The Associated Press
LOS ANGELES (AP) — The nation’s second-largest shopping mall operator General Growth Properties Inc. said Wednesday it reached a deal with Canada’s Brookfield Asset Management Inc. that will speed its exit from Chapter 11 bankruptcy protection.
General Growth is the corporate owner of North Plains Mall in Clovis.
Speculation raged for weeks that General Growth might turn to Brookfield, which has been looking to expand its slate of U.S. retail properties and last year acquired an undisclosed stake in the company.
General Growth, in turn, could thwart last week’s $10 billion takeover bid from Simon Property Group Inc.
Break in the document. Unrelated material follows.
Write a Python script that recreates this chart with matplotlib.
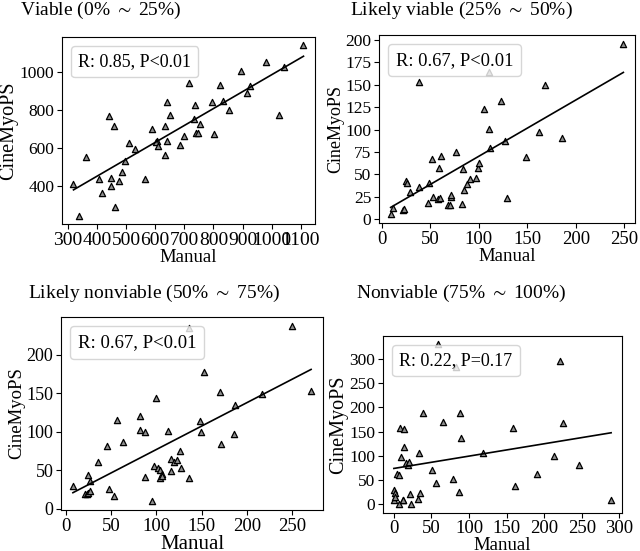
import numpy as np
import matplotlib.pyplot as plt
from matplotlib.lines import Line2D

plt.rcParams['font.family'] = ['Liberation Serif', 'DejaVu Serif']
plt.rcParams['mathtext.fontset'] = 'stix'

titles = ['Viable (0% $\\sim$ 25%)', 'Likely viable (25% $\\sim$ 50%)',
          'Likely nonviable (50% $\\sim$ 75%)', 'Nonviable (75% $\\sim$ 100%)']
stats = ['R: 0.85, P<0.01', 'R: 0.67, P<0.01', 'R: 0.67, P<0.01', 'R: 0.22, P=0.17']

# viable (0-25%)
viable_manual = [320, 339, 362, 408, 418, 442, 447, 448, 459, 463, 477, 487, 497, 510,
                 531, 566, 589, 607, 603, 611, 633, 635, 640, 642, 652, 686, 698, 715,
                 732, 738, 740, 746, 755, 795, 803, 822, 833, 854, 895, 914, 925, 979,
                 1024, 1041, 1109]
viable_cine = [414, 248, 556, 440, 365, 770, 444, 403, 713, 295, 430, 473, 535, 626,
               597, 441, 699, 638, 630, 612, 713, 565, 840, 638, 772, 614, 664, 939,
               753, 825, 678, 678, 728, 843, 673, 929, 845, 798, 1002, 887, 925, 1052,
               774, 1025, 1136]

# likely viable (25-50%)
lviable_manual = [9.3, 11.4, 21.8, 23.2, 24.9, 26, 29, 38, 38, 48, 49, 51.6, 52.6, 57.8,
                  59.2, 60.6, 61.6, 68.2, 70, 71, 71.7, 76.5, 82.8, 83.8, 84.8, 88.3,
                  90.7, 97.6, 99.4, 100, 105, 110.8, 110.8, 111.5, 123.3, 127, 129.5,
                  148.5, 161.7, 168, 186, 249]
lviable_cine = [5.2, 12.5, 10.7, 11.8, 42, 40, 30, 153.5, 35.4, 18.5, 40.6, 67, 24.7, 22.9,
                56.8, 23.6, 70, 16.2, 16.2, 24.7, 26.6, 74.5, 16.6, 56, 32.8, 38.7,
                44.3, 45.8, 56.8, 62.7, 122.5, 163.8, 101, 79, 131.4, 87, 23.6,
                69.7, 97.8, 150.2, 90.4, 196]

# likely nonviable (50-75%)
lnonviable_manual = [7.5, 21.3, 23.1, 24.3, 23.9, 26.1, 26.1, 35.8, 44.8, 47.4, 53, 56,
                     62.7, 81.3, 82.1, 87.3, 87.3, 94.8, 97.8, 100, 101.5, 103.7, 103.7,
                     106, 106.7, 112.7, 115.7, 115.7, 119.4, 123.1, 126.5, 127.6, 136.2,
                     136.2, 148.1, 148.9, 153, 170.9, 171.6, 185.8, 186.6, 217.2, 250,
                     271.3]
lnonviable_cine = [29.4, 19.9, 19.9, 20.7, 44.5, 35.9, 22.9, 60.9, 81.2, 26.3, 16.4, 114.9,
                   87.3, 120.1, 101.9, 99.4, 41, 9.9, 55.3, 143.8, 53.1, 50.1, 40.2,
                   45.8, 42.3, 100.6, 64.8, 48.8, 60.5, 63.1, 75.6, 53.1, 234.6,
                   40.2, 114.5, 99.4, 177.5, 151.2, 84.7, 97.6, 135.2, 149.5, 237.6,
                   153.3]

# nonviable (75-100%)
nonviable_manual = [0.4, 0.9, 0, 1.8, 4, 6.2, 6.6, 7.5, 9.7, 11.5, 12.4, 13.3, 13.3, 16.8,
                    18.6, 19.9, 21.3, 23, 31.5, 33.7, 34.6, 38.5, 50.5, 55.8, 58.5, 64.7,
                    78.9, 82, 86.4, 88.6, 89.5, 118.3, 158.2, 161.3, 190.5, 212.7, 221.5,
                    224.6, 245.9, 288.9]
nonviable_cine = [29.3, 23.9, 10.2, 15.7, 63.4, 61.3, 0, 158, 97.5, 10.2, 8.2, 154.7, 119.3,
                  85.2, 81.8, 87.3, 22.5, 0, 12.3, 105.7, 23.9, 189.5, 71.6, 44.3, 330.6,
                  169, 53.2, 282.9, 25.2, 187.5, 137.7, 107, 156.8, 38.9, 62.7, 100.9,
                  295.2, 168.4, 81.8, 8.9]

manual = [viable_manual, lviable_manual, lnonviable_manual, nonviable_manual]
cine = [viable_cine, lviable_cine, lnonviable_cine, nonviable_cine]
xticks = [range(300, 1101, 100), range(0, 251, 50), range(0, 251, 50), range(0, 301, 50)]
yticks = [range(400, 1001, 200), range(0, 201, 25), range(0, 201, 50), range(0, 301, 50)]

W, H = 640, 551
boxes = [(62, 37, 315, 224), (379, 35, 635, 223), (61, 317, 323, 510), (383, 336, 622, 512.5)]
title_pos = [(101, 15), (461, 15), (154, 298), (461, 298)]
# per-panel font sizes: xtick, ytick, xlabel, ylabel, legend
sizes = [(14, 12.5, 13.5, 14.5, 13), (13.5, 12.5, 13.5, 13, 13.3),
         (13.5, 13, 15, 13.5, 13.5), (13.5, 12.5, 13.5, 14.5, 13)]

fig = plt.figure(figsize=(6.4, 5.51), dpi=100)

for i in range(4):
    l, t, r, b = boxes[i]
    xt, yt, xl, yl, lg = sizes[i]
    ax = fig.add_axes([l / W, 1 - b / H, (r - l) / W, (b - t) / H])
    x = np.array(manual[i])
    y = np.array(cine[i])
    ax.scatter(x, y, marker='^', s=20, facecolor='0.55', edgecolor='k', linewidths=0.9, zorder=2)
    coef = np.polyfit(x, y, 1)
    xs = np.array([x.min(), x.max()])
    ax.plot(xs, np.polyval(coef, xs), color='k', lw=1.2, zorder=3)
    ax.set_xticks(list(xticks[i]))
    ax.set_yticks(list(yticks[i]))
    ax.tick_params(axis='x', labelsize=xt, pad=2)
    ax.tick_params(axis='y', labelsize=yt, pad=2)
    ax.set_xlabel('Manual', fontsize=xl, labelpad=0)
    ax.set_ylabel('CineMyoPS', fontsize=yl, labelpad=1)
    ax.legend(handles=[Line2D([], [], linestyle='none')], labels=[stats[i]],
              loc='upper left', handlelength=0, handletextpad=0, fontsize=lg)
    tx, ty = title_pos[i]
    fig.text(tx / W, 1 - ty / H, titles[i], ha='center', va='baseline', fontsize=14)

fig.savefig('out.png', dpi=100)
The No. 1 shopping mall operator controls some 382 properties worldwide.
General Growth rebuffed the unsolicited offer from Simon for being too low.
A Simon spokeswoman didn’t have an immediate comment.
General Growth owns or manages 200 shopping malls in 44 states. The company racked up $27 billion in debt by the time it sought shelter from creditors last April, making it the largest real estate bankruptcy case in U.S. history.
Last year, the company restructured more than $13 billion in secured debt, which enabled 108 of its properties to emerge from bankruptcy.
As part of the new plan, General Growth would spin off some assets as a new company named General Growth Opportunities, which would essentially hold assets the company concedes aren’t producing much income currently, including the company’s master planned communities and some large retail hubs, such as the South Street Seaport in New York.
“This proposed plan offers significant value for all of our stakeholders,” said General Growth CEO Adam Metz.
The pact with Brookfield would allow General Growth to raise the money it needs to pay off some $7 billion in debt and interest to its creditors. Stockholders would get $15 a share.
Brookfield is majority owner of Brookfield Properties Corp., one of the biggest owners of office properties in the world. Brookfield would invest $2.6 billion in cash in exchange for General Growth shares. That would give Brookfield a roughly 30 percent stake in General Growth and the right to nominate three directors to the board.
The agreement is subject to approval by a bankruptcy court judge, and creditors and shareholders. A hearing is set for Monday.
Shares in Chicago-based General Growth slipped 8 cents to $12.89 Wednesday. Shares in Indianapolis-based Simon, fell 38 cents to $77.53, while Brookfield shares dipped 5 cents to $22.79.